● STATED TASK
Do not repeat pictures. Repeat exactly the lines of the listing below from its first line through the line with "const xTickLabels = ['0','1','2','3','4','5','6','7','8'];".

● DATA SEGMENT
━━━━━━━━━━━━━━━━━━━━

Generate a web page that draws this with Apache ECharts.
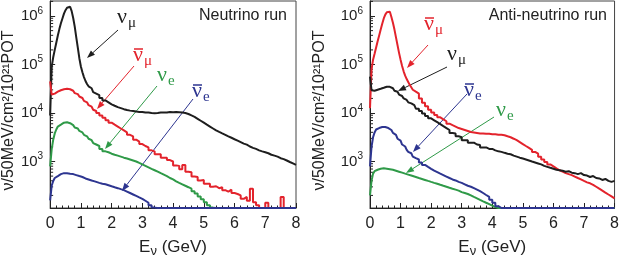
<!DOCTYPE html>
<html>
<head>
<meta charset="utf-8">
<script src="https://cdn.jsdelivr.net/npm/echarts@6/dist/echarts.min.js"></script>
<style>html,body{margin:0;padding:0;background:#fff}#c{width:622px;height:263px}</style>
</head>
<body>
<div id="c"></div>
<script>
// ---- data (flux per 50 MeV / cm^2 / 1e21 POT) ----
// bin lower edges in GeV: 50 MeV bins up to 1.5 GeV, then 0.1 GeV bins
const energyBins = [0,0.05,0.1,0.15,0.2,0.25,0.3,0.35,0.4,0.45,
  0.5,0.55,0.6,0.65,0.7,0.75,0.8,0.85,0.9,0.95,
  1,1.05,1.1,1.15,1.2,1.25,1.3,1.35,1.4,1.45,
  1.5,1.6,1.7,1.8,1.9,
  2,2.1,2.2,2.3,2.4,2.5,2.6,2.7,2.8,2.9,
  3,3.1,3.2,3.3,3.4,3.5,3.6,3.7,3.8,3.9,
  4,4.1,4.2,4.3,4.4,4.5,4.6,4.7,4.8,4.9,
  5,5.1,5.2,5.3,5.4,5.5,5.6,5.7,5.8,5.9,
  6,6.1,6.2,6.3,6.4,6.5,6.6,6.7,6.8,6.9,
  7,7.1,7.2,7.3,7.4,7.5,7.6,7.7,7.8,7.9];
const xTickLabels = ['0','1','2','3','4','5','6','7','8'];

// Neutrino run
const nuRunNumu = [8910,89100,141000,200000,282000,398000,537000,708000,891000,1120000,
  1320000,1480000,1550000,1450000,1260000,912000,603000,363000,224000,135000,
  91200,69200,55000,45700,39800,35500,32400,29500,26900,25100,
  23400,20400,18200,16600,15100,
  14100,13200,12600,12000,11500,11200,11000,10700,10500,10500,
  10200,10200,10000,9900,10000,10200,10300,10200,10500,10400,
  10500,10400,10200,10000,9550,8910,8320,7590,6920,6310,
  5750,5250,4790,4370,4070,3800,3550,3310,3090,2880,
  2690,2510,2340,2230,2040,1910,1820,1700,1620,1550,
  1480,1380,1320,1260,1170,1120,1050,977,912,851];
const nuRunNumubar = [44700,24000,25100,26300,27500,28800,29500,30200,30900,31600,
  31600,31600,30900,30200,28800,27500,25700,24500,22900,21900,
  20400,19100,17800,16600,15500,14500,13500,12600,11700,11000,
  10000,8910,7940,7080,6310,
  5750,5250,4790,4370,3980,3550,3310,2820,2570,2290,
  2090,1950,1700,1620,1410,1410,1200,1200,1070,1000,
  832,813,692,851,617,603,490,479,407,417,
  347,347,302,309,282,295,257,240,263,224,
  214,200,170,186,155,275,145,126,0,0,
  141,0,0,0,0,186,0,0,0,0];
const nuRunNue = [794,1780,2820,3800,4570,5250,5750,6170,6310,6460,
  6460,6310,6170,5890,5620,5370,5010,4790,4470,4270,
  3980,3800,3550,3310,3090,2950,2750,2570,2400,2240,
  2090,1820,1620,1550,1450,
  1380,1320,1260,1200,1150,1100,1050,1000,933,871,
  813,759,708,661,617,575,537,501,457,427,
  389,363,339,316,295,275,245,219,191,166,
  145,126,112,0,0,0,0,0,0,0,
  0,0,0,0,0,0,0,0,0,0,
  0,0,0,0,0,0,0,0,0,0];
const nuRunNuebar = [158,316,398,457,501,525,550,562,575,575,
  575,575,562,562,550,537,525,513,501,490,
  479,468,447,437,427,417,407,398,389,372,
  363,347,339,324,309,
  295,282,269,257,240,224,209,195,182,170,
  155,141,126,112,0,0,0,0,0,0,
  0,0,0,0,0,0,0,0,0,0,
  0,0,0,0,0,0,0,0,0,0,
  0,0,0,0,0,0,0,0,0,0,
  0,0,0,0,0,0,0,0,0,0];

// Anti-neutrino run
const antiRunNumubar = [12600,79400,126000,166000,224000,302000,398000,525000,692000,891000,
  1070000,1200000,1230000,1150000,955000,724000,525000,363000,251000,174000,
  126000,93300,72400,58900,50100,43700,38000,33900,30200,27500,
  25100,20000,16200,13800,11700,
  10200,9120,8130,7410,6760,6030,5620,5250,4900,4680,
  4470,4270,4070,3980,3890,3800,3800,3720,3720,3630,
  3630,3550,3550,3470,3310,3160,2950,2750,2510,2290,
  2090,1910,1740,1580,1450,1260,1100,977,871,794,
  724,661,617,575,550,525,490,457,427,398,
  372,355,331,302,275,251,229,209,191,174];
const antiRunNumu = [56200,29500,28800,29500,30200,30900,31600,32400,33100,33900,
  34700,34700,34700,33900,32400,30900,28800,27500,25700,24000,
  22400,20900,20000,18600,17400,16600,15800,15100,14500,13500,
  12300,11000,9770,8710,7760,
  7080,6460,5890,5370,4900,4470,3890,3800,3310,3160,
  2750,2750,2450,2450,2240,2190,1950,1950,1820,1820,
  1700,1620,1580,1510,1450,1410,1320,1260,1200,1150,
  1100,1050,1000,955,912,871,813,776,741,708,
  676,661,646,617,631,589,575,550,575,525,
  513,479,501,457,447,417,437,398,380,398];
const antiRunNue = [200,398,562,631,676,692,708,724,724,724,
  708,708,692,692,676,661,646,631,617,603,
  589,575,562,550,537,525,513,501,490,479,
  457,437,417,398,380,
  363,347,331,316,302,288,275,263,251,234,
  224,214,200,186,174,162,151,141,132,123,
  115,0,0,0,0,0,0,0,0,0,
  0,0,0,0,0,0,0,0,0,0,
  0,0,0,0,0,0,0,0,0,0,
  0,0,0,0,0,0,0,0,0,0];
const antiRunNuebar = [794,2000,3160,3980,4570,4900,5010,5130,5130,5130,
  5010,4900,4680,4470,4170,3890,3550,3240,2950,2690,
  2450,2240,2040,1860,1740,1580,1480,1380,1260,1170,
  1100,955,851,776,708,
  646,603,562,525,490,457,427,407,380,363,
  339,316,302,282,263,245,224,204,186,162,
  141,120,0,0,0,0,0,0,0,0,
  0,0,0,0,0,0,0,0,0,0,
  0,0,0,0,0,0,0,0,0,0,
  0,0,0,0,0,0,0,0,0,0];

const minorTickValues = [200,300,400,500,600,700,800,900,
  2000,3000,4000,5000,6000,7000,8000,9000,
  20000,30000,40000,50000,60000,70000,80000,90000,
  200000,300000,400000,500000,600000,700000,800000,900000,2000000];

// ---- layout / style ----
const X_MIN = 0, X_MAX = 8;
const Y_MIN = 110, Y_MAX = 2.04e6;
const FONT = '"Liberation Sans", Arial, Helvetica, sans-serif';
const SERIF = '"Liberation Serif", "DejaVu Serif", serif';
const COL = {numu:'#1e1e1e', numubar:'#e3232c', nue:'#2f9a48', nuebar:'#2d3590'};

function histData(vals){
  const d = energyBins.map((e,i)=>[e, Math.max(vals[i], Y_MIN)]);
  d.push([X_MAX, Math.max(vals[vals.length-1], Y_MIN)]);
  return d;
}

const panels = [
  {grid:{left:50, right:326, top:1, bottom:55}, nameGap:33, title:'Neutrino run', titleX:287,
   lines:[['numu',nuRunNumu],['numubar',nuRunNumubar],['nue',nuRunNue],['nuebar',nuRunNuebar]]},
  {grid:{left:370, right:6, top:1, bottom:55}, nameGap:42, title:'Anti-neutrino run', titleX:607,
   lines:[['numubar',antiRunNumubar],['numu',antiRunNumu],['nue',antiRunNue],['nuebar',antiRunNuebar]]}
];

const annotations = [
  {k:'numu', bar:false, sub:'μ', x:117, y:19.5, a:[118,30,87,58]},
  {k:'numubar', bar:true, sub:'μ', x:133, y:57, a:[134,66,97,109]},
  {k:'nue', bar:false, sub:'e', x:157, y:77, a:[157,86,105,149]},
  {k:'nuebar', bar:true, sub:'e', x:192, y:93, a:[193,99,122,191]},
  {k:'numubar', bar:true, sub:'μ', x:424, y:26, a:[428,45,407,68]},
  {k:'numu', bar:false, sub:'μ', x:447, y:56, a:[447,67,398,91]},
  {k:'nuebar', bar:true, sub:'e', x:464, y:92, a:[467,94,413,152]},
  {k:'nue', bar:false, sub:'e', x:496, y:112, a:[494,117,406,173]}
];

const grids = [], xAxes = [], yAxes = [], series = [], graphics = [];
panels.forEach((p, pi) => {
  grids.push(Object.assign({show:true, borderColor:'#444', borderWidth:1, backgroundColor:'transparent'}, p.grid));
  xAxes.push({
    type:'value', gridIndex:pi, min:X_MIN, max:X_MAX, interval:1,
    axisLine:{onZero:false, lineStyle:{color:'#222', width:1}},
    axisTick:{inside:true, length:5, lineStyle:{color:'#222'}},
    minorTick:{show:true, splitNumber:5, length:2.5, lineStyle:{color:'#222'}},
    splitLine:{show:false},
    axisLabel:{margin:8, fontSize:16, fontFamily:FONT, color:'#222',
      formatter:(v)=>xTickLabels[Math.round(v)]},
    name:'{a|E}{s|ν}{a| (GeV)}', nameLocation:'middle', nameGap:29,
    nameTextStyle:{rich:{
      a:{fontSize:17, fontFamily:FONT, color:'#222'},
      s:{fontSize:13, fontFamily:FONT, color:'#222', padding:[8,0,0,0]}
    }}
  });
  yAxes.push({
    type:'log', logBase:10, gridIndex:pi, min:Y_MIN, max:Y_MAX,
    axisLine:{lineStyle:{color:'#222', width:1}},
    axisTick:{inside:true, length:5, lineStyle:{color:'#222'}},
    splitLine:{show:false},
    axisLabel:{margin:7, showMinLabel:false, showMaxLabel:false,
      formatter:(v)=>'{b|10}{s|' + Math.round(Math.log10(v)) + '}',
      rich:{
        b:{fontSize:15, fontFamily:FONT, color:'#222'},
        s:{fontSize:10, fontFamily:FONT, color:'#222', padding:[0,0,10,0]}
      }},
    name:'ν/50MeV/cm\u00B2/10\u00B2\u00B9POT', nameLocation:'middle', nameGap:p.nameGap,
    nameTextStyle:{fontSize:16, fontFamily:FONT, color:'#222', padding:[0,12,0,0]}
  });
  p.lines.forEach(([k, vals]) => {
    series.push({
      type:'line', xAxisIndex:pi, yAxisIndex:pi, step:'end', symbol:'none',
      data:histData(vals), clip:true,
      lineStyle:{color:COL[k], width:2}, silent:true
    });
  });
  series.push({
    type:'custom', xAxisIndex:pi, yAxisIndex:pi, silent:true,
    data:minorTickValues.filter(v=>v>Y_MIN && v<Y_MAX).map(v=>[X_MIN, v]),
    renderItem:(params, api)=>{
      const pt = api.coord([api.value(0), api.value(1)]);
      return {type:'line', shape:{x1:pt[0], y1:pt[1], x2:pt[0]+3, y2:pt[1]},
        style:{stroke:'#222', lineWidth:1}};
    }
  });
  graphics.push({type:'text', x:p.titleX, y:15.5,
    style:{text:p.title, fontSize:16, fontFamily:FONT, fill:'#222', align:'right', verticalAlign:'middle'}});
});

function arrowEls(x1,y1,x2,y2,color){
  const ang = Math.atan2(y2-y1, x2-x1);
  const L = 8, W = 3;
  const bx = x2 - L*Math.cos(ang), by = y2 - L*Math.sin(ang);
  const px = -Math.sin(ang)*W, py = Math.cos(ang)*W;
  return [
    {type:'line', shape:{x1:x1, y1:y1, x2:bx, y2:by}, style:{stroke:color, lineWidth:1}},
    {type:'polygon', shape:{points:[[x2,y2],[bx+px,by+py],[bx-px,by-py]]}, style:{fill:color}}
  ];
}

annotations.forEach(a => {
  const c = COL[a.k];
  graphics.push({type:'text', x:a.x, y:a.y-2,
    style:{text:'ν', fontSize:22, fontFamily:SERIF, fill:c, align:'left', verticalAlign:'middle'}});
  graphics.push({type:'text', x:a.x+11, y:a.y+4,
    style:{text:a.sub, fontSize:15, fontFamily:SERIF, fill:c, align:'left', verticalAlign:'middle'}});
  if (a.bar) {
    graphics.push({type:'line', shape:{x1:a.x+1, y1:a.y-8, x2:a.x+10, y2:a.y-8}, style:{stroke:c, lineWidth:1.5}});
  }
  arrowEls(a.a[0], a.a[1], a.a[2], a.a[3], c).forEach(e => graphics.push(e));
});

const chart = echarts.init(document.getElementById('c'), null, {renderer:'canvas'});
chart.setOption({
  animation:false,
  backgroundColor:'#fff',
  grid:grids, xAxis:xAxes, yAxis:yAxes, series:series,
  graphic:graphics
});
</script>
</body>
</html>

━━━━━━━━━━━━━━━━━━━━

● ANSWER BELOW
Generate a web page that draws this with Apache ECharts.
<!DOCTYPE html>
<html>
<head>
<meta charset="utf-8">
<script src="https://cdn.jsdelivr.net/npm/echarts@6/dist/echarts.min.js"></script>
<style>html,body{margin:0;padding:0;background:#fff}#c{width:622px;height:263px}</style>
</head>
<body>
<div id="c"></div>
<script>
// ---- data (flux per 50 MeV / cm^2 / 1e21 POT) ----
// bin lower edges in GeV: 50 MeV bins up to 1.5 GeV, then 0.1 GeV bins
const energyBins = [0,0.05,0.1,0.15,0.2,0.25,0.3,0.35,0.4,0.45,
  0.5,0.55,0.6,0.65,0.7,0.75,0.8,0.85,0.9,0.95,
  1,1.05,1.1,1.15,1.2,1.25,1.3,1.35,1.4,1.45,
  1.5,1.6,1.7,1.8,1.9,
  2,2.1,2.2,2.3,2.4,2.5,2.6,2.7,2.8,2.9,
  3,3.1,3.2,3.3,3.4,3.5,3.6,3.7,3.8,3.9,
  4,4.1,4.2,4.3,4.4,4.5,4.6,4.7,4.8,4.9,
  5,5.1,5.2,5.3,5.4,5.5,5.6,5.7,5.8,5.9,
  6,6.1,6.2,6.3,6.4,6.5,6.6,6.7,6.8,6.9,
  7,7.1,7.2,7.3,7.4,7.5,7.6,7.7,7.8,7.9];
const xTickLabels = ['0','1','2','3','4','5','6','7','8'];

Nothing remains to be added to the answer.